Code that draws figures
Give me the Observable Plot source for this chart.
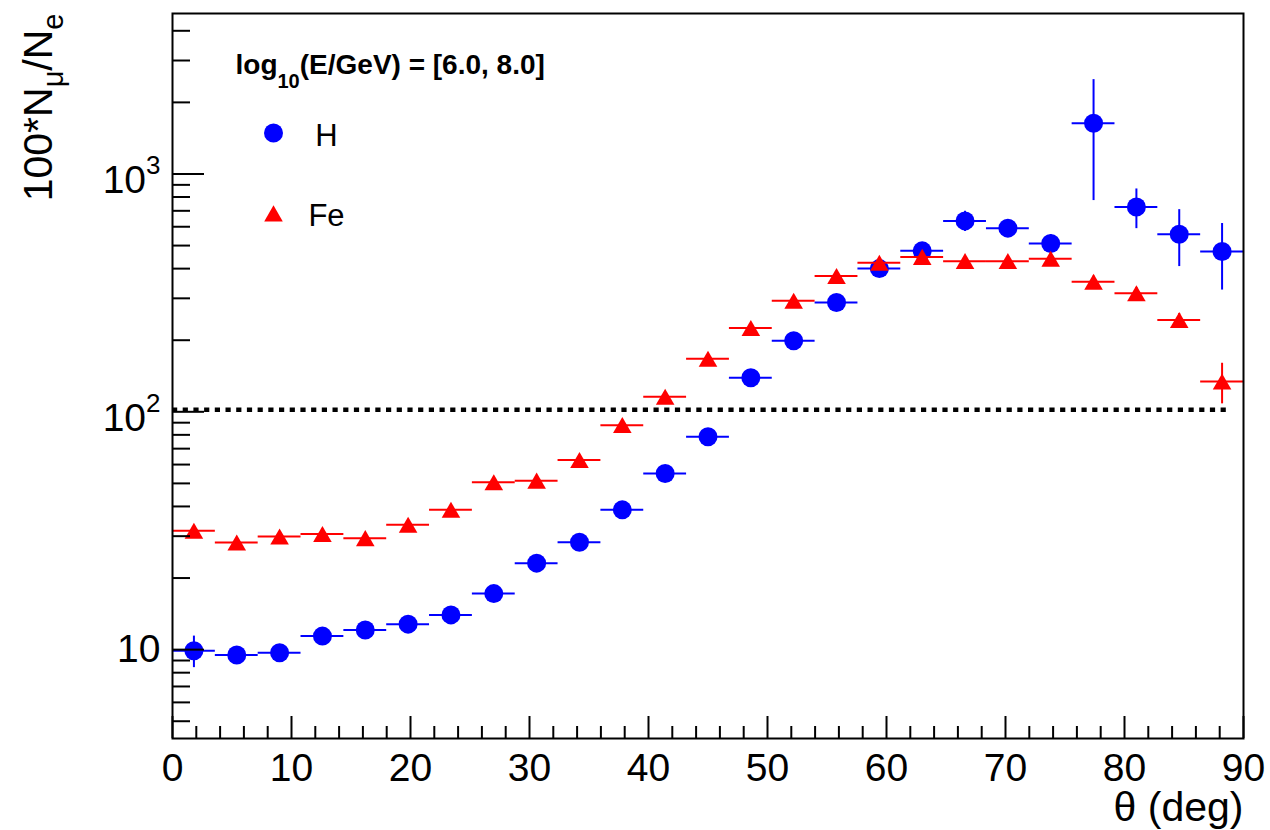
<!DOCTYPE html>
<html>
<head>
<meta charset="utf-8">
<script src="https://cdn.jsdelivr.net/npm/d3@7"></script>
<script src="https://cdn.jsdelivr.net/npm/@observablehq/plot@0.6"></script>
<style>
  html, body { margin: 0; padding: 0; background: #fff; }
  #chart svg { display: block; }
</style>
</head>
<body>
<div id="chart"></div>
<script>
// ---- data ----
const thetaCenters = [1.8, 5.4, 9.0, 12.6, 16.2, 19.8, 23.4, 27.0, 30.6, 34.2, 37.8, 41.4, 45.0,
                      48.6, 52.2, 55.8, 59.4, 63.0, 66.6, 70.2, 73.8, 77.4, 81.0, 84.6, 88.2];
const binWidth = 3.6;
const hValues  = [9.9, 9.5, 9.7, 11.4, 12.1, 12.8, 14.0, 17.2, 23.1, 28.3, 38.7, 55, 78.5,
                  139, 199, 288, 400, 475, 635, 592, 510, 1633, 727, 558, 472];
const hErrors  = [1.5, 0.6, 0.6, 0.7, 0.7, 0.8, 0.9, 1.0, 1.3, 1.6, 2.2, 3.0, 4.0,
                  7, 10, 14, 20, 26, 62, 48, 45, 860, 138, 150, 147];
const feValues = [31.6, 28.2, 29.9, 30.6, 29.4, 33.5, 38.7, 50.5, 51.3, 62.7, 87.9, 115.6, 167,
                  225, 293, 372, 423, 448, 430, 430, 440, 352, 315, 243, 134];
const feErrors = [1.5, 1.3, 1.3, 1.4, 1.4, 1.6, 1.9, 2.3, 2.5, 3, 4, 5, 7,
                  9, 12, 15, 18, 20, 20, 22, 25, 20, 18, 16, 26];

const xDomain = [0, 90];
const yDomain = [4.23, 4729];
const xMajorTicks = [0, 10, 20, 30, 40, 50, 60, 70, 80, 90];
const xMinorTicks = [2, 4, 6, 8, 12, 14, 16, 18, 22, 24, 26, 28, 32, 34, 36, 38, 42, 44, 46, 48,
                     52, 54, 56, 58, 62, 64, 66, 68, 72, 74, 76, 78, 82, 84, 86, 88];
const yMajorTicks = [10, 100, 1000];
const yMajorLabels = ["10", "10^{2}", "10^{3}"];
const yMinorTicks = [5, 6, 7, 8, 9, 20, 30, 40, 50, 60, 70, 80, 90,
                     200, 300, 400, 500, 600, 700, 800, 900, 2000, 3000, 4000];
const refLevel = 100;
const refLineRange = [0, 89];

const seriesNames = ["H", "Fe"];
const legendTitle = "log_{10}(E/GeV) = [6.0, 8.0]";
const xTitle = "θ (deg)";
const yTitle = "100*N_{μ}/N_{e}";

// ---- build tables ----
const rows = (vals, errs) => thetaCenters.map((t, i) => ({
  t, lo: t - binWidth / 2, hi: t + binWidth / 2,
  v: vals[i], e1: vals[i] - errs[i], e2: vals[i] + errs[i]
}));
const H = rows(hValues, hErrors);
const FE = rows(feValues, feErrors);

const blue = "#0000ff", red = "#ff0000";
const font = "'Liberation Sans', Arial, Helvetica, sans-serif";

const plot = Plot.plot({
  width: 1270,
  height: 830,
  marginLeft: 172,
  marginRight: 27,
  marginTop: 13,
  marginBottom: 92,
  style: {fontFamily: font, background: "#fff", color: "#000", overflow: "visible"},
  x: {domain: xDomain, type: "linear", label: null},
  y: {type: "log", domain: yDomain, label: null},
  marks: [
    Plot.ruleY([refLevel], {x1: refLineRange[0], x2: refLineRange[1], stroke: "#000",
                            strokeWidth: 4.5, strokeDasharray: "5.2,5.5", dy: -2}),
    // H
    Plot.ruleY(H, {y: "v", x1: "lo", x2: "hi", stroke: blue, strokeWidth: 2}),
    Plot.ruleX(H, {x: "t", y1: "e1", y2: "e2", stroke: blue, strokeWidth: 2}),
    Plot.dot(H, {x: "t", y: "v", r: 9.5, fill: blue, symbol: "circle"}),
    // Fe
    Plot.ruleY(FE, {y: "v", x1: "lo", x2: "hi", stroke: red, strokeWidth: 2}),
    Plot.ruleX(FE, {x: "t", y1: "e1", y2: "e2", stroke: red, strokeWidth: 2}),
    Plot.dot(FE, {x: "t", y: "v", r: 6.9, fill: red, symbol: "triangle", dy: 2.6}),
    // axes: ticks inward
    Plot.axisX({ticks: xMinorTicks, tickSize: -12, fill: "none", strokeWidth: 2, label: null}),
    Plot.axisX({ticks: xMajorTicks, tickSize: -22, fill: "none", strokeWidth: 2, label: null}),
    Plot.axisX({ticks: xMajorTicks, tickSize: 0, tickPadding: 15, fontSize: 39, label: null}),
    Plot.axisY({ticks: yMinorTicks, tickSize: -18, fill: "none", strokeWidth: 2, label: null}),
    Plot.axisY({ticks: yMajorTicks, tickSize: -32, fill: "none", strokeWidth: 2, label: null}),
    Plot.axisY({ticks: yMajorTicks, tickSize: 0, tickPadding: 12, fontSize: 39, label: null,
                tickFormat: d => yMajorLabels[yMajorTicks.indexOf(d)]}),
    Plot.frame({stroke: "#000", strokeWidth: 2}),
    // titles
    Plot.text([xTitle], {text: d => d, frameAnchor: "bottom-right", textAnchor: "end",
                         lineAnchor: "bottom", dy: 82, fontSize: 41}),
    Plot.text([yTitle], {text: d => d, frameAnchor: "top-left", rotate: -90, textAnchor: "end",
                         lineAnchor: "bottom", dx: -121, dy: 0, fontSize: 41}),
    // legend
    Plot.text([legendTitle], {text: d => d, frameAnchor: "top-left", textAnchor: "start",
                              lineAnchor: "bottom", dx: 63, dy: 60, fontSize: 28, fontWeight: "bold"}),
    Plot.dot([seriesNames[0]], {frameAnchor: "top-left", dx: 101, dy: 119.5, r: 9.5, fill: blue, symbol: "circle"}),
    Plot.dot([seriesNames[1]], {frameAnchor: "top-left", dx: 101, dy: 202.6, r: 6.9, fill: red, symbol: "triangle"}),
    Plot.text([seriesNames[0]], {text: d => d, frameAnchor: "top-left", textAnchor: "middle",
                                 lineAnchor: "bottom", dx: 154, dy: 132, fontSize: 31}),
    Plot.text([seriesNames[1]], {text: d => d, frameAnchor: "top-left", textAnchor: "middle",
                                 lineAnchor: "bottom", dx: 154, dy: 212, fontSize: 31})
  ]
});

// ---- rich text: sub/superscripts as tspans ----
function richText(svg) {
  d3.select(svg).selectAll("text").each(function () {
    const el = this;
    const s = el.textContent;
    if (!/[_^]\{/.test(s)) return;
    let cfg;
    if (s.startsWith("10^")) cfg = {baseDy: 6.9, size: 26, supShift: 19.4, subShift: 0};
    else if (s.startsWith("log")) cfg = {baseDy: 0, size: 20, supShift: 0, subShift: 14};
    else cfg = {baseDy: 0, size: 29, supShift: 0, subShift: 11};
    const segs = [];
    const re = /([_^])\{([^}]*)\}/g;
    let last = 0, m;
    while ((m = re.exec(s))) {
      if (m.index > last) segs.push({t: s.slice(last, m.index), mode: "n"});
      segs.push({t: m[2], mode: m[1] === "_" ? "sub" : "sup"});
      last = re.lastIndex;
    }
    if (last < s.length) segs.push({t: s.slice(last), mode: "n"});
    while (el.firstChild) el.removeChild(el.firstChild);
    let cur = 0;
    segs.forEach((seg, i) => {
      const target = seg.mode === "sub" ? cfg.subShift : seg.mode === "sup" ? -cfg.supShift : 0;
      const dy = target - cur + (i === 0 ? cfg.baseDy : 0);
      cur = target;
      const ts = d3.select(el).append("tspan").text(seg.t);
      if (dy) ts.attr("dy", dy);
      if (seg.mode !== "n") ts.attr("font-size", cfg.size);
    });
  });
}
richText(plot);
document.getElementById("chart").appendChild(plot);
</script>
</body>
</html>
...
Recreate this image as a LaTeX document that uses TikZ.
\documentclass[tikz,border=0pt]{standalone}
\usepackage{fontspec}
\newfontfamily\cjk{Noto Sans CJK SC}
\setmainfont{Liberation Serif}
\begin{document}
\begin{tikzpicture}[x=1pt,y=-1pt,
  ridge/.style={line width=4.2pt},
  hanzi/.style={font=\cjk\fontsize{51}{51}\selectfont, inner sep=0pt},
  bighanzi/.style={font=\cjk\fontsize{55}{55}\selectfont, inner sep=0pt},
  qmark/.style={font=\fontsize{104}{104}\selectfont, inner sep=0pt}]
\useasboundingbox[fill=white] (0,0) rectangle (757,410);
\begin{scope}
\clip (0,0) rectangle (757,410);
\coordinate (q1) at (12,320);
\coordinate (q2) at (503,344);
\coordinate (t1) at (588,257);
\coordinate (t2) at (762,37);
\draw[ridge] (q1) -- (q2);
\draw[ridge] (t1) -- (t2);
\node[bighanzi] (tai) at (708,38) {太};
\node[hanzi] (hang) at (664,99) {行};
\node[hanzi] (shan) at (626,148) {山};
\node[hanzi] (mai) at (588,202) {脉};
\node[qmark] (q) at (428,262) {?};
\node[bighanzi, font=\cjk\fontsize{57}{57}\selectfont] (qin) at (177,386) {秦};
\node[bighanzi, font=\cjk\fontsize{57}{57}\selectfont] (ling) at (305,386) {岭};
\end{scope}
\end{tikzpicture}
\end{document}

■ **The exercise**:
Check each line of the data above for the word "this", then state how many lines have it. Give the number alone.

■ **Answer to the problem**:
3